◆ Given data ◆
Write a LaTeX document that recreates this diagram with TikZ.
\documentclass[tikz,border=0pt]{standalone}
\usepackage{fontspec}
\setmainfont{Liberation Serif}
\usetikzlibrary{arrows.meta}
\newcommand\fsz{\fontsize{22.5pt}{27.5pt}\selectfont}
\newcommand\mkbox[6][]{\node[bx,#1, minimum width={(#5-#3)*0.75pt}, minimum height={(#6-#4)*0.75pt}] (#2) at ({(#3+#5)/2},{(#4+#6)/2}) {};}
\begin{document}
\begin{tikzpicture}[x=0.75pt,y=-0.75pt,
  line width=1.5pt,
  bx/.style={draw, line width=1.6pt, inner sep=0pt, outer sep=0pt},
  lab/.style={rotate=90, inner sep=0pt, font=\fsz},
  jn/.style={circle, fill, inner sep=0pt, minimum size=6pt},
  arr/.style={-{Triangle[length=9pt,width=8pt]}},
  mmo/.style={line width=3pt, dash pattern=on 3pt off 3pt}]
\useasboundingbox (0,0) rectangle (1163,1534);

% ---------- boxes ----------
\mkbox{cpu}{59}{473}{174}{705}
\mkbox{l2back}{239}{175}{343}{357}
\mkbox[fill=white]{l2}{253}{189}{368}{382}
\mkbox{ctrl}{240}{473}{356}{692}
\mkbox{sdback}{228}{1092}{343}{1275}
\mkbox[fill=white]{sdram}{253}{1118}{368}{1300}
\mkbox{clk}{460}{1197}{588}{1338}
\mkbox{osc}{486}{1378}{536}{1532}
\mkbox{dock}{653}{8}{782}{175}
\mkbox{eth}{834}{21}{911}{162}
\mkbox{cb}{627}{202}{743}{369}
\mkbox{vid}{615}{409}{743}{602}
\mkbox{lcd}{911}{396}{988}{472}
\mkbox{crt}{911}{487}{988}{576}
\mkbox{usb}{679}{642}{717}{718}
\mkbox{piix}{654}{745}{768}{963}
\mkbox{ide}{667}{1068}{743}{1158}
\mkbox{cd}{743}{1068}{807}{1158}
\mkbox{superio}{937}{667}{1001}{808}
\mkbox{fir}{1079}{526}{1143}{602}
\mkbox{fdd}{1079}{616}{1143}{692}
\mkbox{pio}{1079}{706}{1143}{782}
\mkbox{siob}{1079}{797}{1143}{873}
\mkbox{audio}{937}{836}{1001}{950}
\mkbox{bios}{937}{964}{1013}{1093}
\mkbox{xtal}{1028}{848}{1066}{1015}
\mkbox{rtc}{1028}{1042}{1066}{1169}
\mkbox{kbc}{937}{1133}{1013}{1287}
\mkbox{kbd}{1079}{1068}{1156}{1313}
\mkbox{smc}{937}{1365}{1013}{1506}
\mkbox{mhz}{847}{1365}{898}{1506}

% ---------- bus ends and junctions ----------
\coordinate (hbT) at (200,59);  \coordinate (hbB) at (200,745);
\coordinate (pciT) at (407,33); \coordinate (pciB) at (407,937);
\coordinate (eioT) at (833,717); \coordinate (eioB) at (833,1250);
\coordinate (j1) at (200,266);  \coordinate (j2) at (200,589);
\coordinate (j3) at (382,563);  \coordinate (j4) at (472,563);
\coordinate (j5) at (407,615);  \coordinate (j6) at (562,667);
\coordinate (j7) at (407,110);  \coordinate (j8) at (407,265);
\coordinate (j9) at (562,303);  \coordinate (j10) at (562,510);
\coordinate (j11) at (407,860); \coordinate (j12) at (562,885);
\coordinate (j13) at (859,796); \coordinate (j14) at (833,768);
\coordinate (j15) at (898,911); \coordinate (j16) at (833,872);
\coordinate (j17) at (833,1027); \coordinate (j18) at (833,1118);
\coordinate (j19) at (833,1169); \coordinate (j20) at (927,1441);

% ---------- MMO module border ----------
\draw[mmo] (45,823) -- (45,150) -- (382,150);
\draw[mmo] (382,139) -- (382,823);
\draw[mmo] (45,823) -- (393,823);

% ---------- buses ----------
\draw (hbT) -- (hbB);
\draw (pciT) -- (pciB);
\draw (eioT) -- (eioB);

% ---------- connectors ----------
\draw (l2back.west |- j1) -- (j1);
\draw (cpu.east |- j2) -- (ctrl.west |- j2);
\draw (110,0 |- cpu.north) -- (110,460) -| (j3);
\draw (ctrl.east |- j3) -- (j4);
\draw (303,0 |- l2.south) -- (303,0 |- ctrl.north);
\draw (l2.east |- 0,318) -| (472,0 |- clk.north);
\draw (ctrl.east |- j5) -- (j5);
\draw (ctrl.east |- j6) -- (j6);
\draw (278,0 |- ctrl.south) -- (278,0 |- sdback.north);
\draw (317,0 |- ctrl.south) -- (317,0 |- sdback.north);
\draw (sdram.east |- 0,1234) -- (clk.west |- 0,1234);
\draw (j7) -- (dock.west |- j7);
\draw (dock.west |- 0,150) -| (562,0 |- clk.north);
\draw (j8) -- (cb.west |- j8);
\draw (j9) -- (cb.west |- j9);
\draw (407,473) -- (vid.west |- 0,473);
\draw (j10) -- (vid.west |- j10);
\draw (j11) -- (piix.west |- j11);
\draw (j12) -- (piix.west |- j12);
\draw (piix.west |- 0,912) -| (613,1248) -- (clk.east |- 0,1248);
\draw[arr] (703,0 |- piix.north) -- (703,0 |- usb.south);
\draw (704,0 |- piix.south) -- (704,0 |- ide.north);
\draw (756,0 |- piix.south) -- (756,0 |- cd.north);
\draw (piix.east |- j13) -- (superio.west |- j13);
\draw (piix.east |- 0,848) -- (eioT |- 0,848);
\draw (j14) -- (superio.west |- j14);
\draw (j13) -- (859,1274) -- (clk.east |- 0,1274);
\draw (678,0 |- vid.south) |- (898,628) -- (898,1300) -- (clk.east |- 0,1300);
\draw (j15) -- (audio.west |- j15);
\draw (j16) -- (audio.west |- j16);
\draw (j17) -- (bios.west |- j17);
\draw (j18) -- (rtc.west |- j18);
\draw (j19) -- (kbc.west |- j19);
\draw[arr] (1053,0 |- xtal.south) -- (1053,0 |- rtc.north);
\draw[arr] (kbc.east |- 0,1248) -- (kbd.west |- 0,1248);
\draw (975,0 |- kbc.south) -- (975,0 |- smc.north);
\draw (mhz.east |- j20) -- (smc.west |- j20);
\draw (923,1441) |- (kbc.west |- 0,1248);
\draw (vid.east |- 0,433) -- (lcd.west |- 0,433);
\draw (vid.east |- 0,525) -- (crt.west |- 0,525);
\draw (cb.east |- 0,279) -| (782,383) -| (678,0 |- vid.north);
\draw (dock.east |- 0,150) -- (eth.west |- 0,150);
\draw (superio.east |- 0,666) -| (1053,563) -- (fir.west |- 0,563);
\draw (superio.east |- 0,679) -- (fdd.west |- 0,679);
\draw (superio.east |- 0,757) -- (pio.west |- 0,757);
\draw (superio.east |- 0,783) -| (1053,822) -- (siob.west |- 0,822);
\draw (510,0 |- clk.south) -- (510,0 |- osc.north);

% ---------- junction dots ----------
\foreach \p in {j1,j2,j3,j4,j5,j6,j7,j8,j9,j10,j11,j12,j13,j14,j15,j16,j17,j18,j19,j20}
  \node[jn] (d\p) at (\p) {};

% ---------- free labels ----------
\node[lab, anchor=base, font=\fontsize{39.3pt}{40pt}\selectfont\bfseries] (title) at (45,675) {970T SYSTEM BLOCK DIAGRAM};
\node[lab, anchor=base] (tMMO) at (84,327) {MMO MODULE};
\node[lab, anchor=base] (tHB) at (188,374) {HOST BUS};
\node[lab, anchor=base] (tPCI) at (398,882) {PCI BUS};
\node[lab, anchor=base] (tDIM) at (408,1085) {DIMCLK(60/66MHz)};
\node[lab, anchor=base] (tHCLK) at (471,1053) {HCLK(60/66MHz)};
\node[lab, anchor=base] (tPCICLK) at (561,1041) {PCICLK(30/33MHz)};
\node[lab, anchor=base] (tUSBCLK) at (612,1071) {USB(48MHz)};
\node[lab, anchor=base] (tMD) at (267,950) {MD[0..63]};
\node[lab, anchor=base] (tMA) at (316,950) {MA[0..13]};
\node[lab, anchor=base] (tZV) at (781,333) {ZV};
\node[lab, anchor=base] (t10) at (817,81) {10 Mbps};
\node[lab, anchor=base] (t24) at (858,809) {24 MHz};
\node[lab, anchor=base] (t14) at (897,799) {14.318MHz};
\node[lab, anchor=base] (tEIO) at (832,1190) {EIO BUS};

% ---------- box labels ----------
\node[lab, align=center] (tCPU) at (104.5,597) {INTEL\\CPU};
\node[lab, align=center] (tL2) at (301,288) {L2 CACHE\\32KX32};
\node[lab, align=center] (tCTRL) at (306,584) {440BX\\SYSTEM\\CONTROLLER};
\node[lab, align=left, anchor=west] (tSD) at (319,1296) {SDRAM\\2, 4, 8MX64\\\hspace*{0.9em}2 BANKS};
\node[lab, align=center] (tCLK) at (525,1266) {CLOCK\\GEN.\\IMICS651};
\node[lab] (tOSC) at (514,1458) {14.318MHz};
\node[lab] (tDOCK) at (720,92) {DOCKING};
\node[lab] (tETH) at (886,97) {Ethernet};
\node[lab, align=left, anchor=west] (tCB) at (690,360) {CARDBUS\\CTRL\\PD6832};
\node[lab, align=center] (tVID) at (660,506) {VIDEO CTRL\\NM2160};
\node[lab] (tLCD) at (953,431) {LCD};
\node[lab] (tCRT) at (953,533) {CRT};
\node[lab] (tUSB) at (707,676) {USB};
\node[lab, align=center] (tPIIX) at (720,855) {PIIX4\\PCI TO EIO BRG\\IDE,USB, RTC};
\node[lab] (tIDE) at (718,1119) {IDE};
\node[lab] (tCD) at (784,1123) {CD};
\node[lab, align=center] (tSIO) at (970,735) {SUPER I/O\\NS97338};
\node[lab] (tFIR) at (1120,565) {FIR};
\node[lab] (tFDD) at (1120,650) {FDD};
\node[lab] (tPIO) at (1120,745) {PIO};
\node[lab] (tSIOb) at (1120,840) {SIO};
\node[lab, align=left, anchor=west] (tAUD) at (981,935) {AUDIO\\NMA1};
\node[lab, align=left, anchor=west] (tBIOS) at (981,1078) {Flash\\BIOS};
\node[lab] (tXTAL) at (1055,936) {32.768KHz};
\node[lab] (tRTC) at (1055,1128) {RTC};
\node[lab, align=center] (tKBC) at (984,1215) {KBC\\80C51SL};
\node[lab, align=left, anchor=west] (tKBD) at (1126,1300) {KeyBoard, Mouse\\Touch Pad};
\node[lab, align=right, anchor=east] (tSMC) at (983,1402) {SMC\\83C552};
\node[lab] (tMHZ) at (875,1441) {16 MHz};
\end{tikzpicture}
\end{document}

◆ What to produce ◆
Give again, word for word, the lines of the listing, starting at its first line and ending with the line containing "(0,0) rectangle (1163,1534);".

◆ Problem solution ◆
Write a LaTeX document that recreates this diagram with TikZ.
\documentclass[tikz,border=0pt]{standalone}
\usepackage{fontspec}
\setmainfont{Liberation Serif}
\usetikzlibrary{arrows.meta}
\newcommand\fsz{\fontsize{22.5pt}{27.5pt}\selectfont}
\newcommand\mkbox[6][]{\node[bx,#1, minimum width={(#5-#3)*0.75pt}, minimum height={(#6-#4)*0.75pt}] (#2) at ({(#3+#5)/2},{(#4+#6)/2}) {};}
\begin{document}
\begin{tikzpicture}[x=0.75pt,y=-0.75pt,
  line width=1.5pt,
  bx/.style={draw, line width=1.6pt, inner sep=0pt, outer sep=0pt},
  lab/.style={rotate=90, inner sep=0pt, font=\fsz},
  jn/.style={circle, fill, inner sep=0pt, minimum size=6pt},
  arr/.style={-{Triangle[length=9pt,width=8pt]}},
  mmo/.style={line width=3pt, dash pattern=on 3pt off 3pt}]
\useasboundingbox (0,0) rectangle (1163,1534);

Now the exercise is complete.